_Your instructions:_ Return the data exactly, with all pictures removed.

_Data extract:_
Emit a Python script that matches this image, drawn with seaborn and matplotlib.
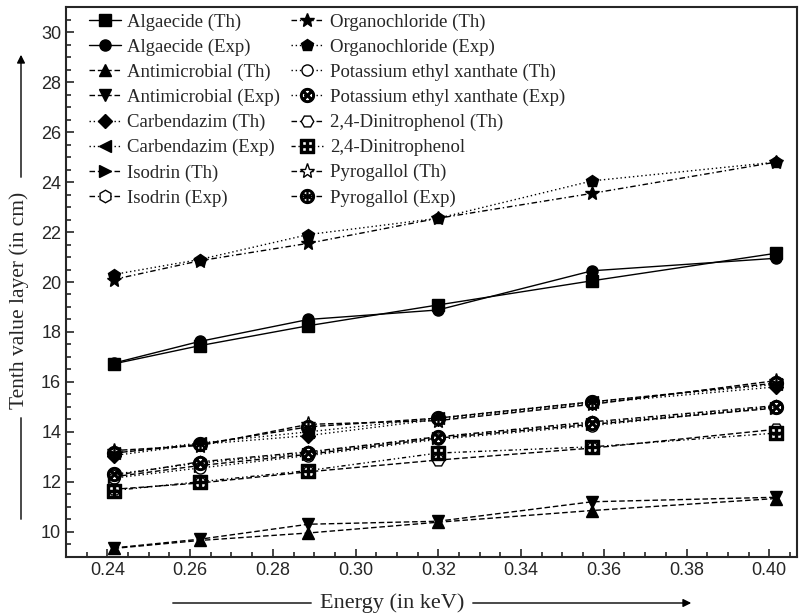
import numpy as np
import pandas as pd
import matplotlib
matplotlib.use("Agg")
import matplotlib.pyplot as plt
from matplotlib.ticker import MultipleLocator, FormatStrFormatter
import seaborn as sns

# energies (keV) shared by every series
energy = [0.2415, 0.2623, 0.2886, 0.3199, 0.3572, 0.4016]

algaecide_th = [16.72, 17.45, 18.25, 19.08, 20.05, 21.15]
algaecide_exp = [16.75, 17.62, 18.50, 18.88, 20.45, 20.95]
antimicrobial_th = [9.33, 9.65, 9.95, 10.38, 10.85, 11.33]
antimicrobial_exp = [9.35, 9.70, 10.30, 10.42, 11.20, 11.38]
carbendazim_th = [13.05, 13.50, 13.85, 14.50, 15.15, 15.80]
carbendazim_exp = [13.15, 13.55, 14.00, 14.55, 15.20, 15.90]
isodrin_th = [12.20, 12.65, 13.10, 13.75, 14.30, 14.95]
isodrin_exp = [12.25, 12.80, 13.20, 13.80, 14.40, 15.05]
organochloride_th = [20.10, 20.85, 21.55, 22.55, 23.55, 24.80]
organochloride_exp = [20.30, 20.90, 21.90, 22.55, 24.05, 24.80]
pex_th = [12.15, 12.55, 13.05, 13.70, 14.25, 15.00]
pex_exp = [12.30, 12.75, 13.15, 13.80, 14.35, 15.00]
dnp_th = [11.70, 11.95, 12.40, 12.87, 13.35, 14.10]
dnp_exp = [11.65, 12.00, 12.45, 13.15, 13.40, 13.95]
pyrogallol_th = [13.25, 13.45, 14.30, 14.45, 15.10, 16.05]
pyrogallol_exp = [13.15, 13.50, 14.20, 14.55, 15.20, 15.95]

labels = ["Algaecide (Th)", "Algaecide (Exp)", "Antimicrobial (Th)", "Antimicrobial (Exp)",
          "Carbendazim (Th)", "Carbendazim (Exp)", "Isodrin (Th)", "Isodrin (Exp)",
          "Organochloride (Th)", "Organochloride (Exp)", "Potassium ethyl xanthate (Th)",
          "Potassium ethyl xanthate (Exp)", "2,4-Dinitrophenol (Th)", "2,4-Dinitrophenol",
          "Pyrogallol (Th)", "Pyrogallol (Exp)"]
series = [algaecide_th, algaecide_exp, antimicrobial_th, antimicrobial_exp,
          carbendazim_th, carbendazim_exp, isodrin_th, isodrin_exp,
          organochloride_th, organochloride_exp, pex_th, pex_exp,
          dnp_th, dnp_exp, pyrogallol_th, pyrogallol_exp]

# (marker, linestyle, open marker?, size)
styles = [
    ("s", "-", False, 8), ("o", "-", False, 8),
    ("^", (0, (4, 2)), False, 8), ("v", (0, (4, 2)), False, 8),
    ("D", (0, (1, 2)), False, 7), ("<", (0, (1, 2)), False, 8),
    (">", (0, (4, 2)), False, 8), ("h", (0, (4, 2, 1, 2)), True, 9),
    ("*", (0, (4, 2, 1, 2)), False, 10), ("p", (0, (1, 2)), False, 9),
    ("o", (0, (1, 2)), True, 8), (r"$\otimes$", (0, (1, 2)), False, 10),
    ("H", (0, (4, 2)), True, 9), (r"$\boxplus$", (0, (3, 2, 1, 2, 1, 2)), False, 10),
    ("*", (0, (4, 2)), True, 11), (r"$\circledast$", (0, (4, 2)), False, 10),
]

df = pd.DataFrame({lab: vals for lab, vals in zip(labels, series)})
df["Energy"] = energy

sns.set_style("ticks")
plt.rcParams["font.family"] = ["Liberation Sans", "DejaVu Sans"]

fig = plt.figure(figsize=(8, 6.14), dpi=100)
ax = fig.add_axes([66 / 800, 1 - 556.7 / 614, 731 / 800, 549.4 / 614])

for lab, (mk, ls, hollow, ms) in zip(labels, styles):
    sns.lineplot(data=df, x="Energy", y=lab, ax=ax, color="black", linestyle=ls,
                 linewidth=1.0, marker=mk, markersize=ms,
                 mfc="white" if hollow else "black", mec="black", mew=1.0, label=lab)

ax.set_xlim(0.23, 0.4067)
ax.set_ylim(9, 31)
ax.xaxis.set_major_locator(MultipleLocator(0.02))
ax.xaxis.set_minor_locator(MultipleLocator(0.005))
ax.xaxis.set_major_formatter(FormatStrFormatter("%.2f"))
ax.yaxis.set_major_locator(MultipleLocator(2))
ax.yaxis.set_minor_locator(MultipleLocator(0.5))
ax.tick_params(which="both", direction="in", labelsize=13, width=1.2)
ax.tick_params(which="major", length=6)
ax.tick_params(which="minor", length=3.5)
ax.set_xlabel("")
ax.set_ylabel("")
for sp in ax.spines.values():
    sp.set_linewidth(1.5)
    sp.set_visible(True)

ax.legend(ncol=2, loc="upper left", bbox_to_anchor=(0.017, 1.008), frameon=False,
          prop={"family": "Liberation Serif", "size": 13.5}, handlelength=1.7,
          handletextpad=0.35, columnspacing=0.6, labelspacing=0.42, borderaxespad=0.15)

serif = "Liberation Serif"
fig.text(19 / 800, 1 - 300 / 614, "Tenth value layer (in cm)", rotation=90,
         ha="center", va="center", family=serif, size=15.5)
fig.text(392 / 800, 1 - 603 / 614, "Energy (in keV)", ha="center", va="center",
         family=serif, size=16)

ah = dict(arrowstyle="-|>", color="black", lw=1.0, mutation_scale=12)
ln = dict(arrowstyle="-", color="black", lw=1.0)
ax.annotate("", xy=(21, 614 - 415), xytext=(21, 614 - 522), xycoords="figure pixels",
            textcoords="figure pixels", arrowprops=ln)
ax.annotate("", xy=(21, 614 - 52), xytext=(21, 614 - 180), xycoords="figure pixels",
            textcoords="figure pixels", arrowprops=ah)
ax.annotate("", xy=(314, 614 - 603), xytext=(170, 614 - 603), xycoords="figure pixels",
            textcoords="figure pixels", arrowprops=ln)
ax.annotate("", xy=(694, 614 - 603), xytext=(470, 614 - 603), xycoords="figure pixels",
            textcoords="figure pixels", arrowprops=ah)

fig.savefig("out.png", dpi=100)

_Answer below:_
Emit a Python script that matches this image, drawn with seaborn and matplotlib.
import numpy as np
import pandas as pd
import matplotlib
matplotlib.use("Agg")
import matplotlib.pyplot as plt
from matplotlib.ticker import MultipleLocator, FormatStrFormatter
import seaborn as sns

# energies (keV) shared by every series
energy = [0.2415, 0.2623, 0.2886, 0.3199, 0.3572, 0.4016]

algaecide_th = [16.72, 17.45, 18.25, 19.08, 20.05, 21.15]
algaecide_exp = [16.75, 17.62, 18.50, 18.88, 20.45, 20.95]
antimicrobial_th = [9.33, 9.65, 9.95, 10.38, 10.85, 11.33]
antimicrobial_exp = [9.35, 9.70, 10.30, 10.42, 11.20, 11.38]
carbendazim_th = [13.05, 13.50, 13.85, 14.50, 15.15, 15.80]
carbendazim_exp = [13.15, 13.55, 14.00, 14.55, 15.20, 15.90]
isodrin_th = [12.20, 12.65, 13.10, 13.75, 14.30, 14.95]
isodrin_exp = [12.25, 12.80, 13.20, 13.80, 14.40, 15.05]
organochloride_th = [20.10, 20.85, 21.55, 22.55, 23.55, 24.80]
organochloride_exp = [20.30, 20.90, 21.90, 22.55, 24.05, 24.80]
pex_th = [12.15, 12.55, 13.05, 13.70, 14.25, 15.00]
pex_exp = [12.30, 12.75, 13.15, 13.80, 14.35, 15.00]
dnp_th = [11.70, 11.95, 12.40, 12.87, 13.35, 14.10]
dnp_exp = [11.65, 12.00, 12.45, 13.15, 13.40, 13.95]
pyrogallol_th = [13.25, 13.45, 14.30, 14.45, 15.10, 16.05]
pyrogallol_exp = [13.15, 13.50, 14.20, 14.55, 15.20, 15.95]

labels = ["Algaecide (Th)", "Algaecide (Exp)", "Antimicrobial (Th)", "Antimicrobial (Exp)",
          "Carbendazim (Th)", "Carbendazim (Exp)", "Isodrin (Th)", "Isodrin (Exp)",
          "Organochloride (Th)", "Organochloride (Exp)", "Potassium ethyl xanthate (Th)",
          "Potassium ethyl xanthate (Exp)", "2,4-Dinitrophenol (Th)", "2,4-Dinitrophenol",
          "Pyrogallol (Th)", "Pyrogallol (Exp)"]
series = [algaecide_th, algaecide_exp, antimicrobial_th, antimicrobial_exp,
          carbendazim_th, carbendazim_exp, isodrin_th, isodrin_exp,
          organochloride_th, organochloride_exp, pex_th, pex_exp,
          dnp_th, dnp_exp, pyrogallol_th, pyrogallol_exp]

# (marker, linestyle, open marker?, size)
styles = [
    ("s", "-", False, 8), ("o", "-", False, 8),
    ("^", (0, (4, 2)), False, 8), ("v", (0, (4, 2)), False, 8),
    ("D", (0, (1, 2)), False, 7), ("<", (0, (1, 2)), False, 8),
    (">", (0, (4, 2)), False, 8), ("h", (0, (4, 2, 1, 2)), True, 9),
    ("*", (0, (4, 2, 1, 2)), False, 10), ("p", (0, (1, 2)), False, 9),
    ("o", (0, (1, 2)), True, 8), (r"$\otimes$", (0, (1, 2)), False, 10),
    ("H", (0, (4, 2)), True, 9), (r"$\boxplus$", (0, (3, 2, 1, 2, 1, 2)), False, 10),
    ("*", (0, (4, 2)), True, 11), (r"$\circledast$", (0, (4, 2)), False, 10),
]

df = pd.DataFrame({lab: vals for lab, vals in zip(labels, series)})
df["Energy"] = energy

sns.set_style("ticks")
plt.rcParams["font.family"] = ["Liberation Sans", "DejaVu Sans"]

fig = plt.figure(figsize=(8, 6.14), dpi=100)
ax = fig.add_axes([66 / 800, 1 - 556.7 / 614, 731 / 800, 549.4 / 614])

for lab, (mk, ls, hollow, ms) in zip(labels, styles):
    sns.lineplot(data=df, x="Energy", y=lab, ax=ax, color="black", linestyle=ls,
                 linewidth=1.0, marker=mk, markersize=ms,
                 mfc="white" if hollow else "black", mec="black", mew=1.0, label=lab)

ax.set_xlim(0.23, 0.4067)
ax.set_ylim(9, 31)
ax.xaxis.set_major_locator(MultipleLocator(0.02))
ax.xaxis.set_minor_locator(MultipleLocator(0.005))
ax.xaxis.set_major_formatter(FormatStrFormatter("%.2f"))
ax.yaxis.set_major_locator(MultipleLocator(2))
ax.yaxis.set_minor_locator(MultipleLocator(0.5))
ax.tick_params(which="both", direction="in", labelsize=13, width=1.2)
ax.tick_params(which="major", length=6)
ax.tick_params(which="minor", length=3.5)
ax.set_xlabel("")
ax.set_ylabel("")
for sp in ax.spines.values():
    sp.set_linewidth(1.5)
    sp.set_visible(True)

ax.legend(ncol=2, loc="upper left", bbox_to_anchor=(0.017, 1.008), frameon=False,
          prop={"family": "Liberation Serif", "size": 13.5}, handlelength=1.7,
          handletextpad=0.35, columnspacing=0.6, labelspacing=0.42, borderaxespad=0.15)

serif = "Liberation Serif"
fig.text(19 / 800, 1 - 300 / 614, "Tenth value layer (in cm)", rotation=90,
         ha="center", va="center", family=serif, size=15.5)
fig.text(392 / 800, 1 - 603 / 614, "Energy (in keV)", ha="center", va="center",
         family=serif, size=16)

ah = dict(arrowstyle="-|>", color="black", lw=1.0, mutation_scale=12)
ln = dict(arrowstyle="-", color="black", lw=1.0)
ax.annotate("", xy=(21, 614 - 415), xytext=(21, 614 - 522), xycoords="figure pixels",
            textcoords="figure pixels", arrowprops=ln)
ax.annotate("", xy=(21, 614 - 52), xytext=(21, 614 - 180), xycoords="figure pixels",
            textcoords="figure pixels", arrowprops=ah)
ax.annotate("", xy=(314, 614 - 603), xytext=(170, 614 - 603), xycoords="figure pixels",
            textcoords="figure pixels", arrowprops=ln)
ax.annotate("", xy=(694, 614 - 603), xytext=(470, 614 - 603), xycoords="figure pixels",
            textcoords="figure pixels", arrowprops=ah)

fig.savefig("out.png", dpi=100)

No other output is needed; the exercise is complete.